A-Z Of Universities: Ulster

Click to follow
The Independent Online
Age: Thirty, if you count from when the New University of Ulster was born in 1968, or 14, from its merger with Ulster Poly.

History: Origins date from Magee College in Londonderry founded by a local philanthropist in 1865. Other constituent parts were tacked on later: the Belfast campus came into being when the art college was gobbled up by Ulster Poly in 1971. Jordanstown was formerly the campus of Ulster Poly.

Address: Four different sites spread out over Northern Ireland - up to 80 miles apart.

Ambience: Depends on campus. Belfast, housing art and design, is the smallest site.

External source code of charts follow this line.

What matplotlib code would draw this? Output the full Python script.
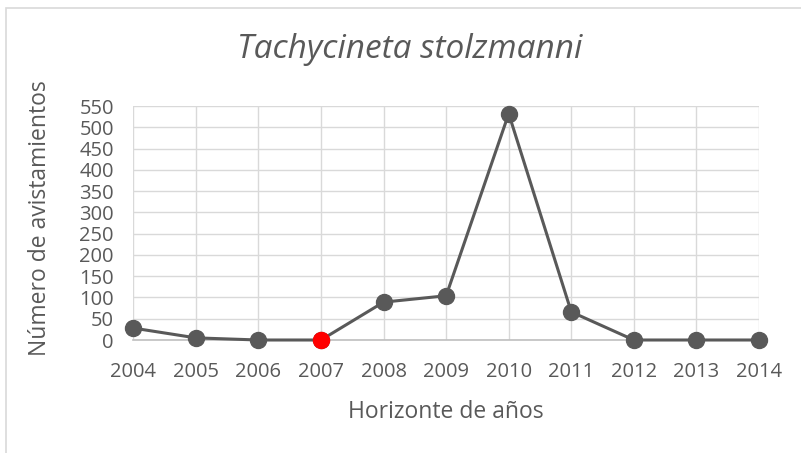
import matplotlib
matplotlib.use('Agg')
import matplotlib.pyplot as plt
from matplotlib.patches import Rectangle

years = [2004, 2005, 2006, 2007, 2008, 2009, 2010, 2011, 2012, 2013, 2014]
sightings = [28, 5, 0, 0, 89, 104, 532, 66, 0, 0, 0]
highlight_year = 2007
y_ticks = list(range(0, 551, 50))

text_color = '#595959'
line_color = '#595959'
grid_color = '#d9d9d9'

plt.rcParams['font.family'] = ['Open Sans', 'DejaVu Sans']

W, H = 801, 453
fig = plt.figure(figsize=(W / 100, H / 100), dpi=100)
# chart border (right and bottom edges fall outside the image)
fig.patches.append(Rectangle((6 / W, -0.1), 1.2, 1.1 - 8 / H, transform=fig.transFigure,
                             fill=False, edgecolor='#d9d9d9', linewidth=1.2))

ax = fig.add_axes([133.3 / W, 1 - 340 / H, (759 - 133.3) / W, (340 - 106) / H])

ax.plot(years, sightings, color=line_color, linewidth=2.2, marker='o',
        markersize=11.5, markerfacecolor=line_color, markeredgecolor=line_color,
        clip_on=False, zorder=3)
i = years.index(highlight_year)
ax.plot([years[i]], [sightings[i]], 'o', color='#ff0000', markersize=11.5,
        clip_on=False, zorder=4)

ax.set_xlim(years[0], years[-1])
ax.set_ylim(0, 550)
ax.set_xticks(years)
ax.set_yticks(y_ticks)
ax.grid(True, color=grid_color, linewidth=1.0)
ax.set_axisbelow(True)
for side in ['top', 'right', 'left']:
    ax.spines[side].set_visible(False)
ax.spines['bottom'].set_color('#bfbfbf')
ax.spines['bottom'].set_linewidth(1.2)
ax.tick_params(axis='both', length=0, labelsize=14.5, colors=text_color)
ax.tick_params(axis='x', pad=16)
ax.tick_params(axis='y', pad=14)

fig.text(446 / W, 1 - 412 / H, 'Horizonte de años', fontsize=16.5, color=text_color,
         ha='center', va='center')
fig.text(40 / W, 1 - 218 / H, 'Número de avistamientos', fontsize=16.5, color=text_color,
         ha='center', va='center', rotation=90)
fig.text(410 / W, 1 - 50 / H, 'Tachycineta stolzmanni',
         fontsize=24, style='italic', color=text_color, ha='center', va='center')

fig.savefig('out.png', dpi=100)
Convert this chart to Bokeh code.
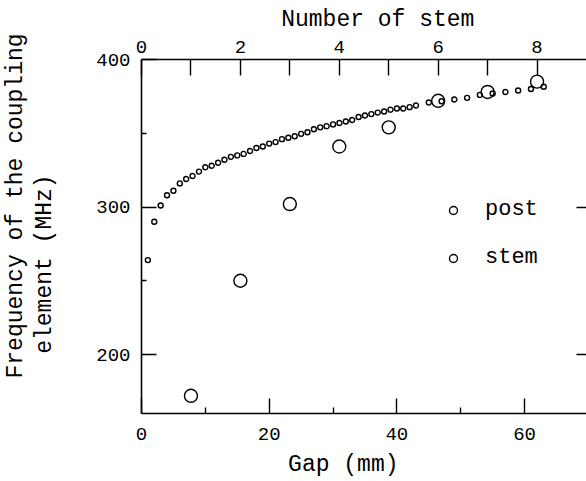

Derry site is attractive, just north of the walled city. Coleraine, the university's HQ, is a small, quiet market town a few miles from lovely Antrim coast with countryside all around. Jordanstown is the largest site and still expanding. Situated on the hills above Belfast, it has good views over the Lough.

Vital statistics: More than 21,000 students make it the biggest university in Ireland.

Added value: Links with further education colleges make for accessibility. And the university is about to announce a revolutionary new credit transfer system.

Easy to get into? For optometry you need AAB at A-level; for geography CDD; for engineering BCC.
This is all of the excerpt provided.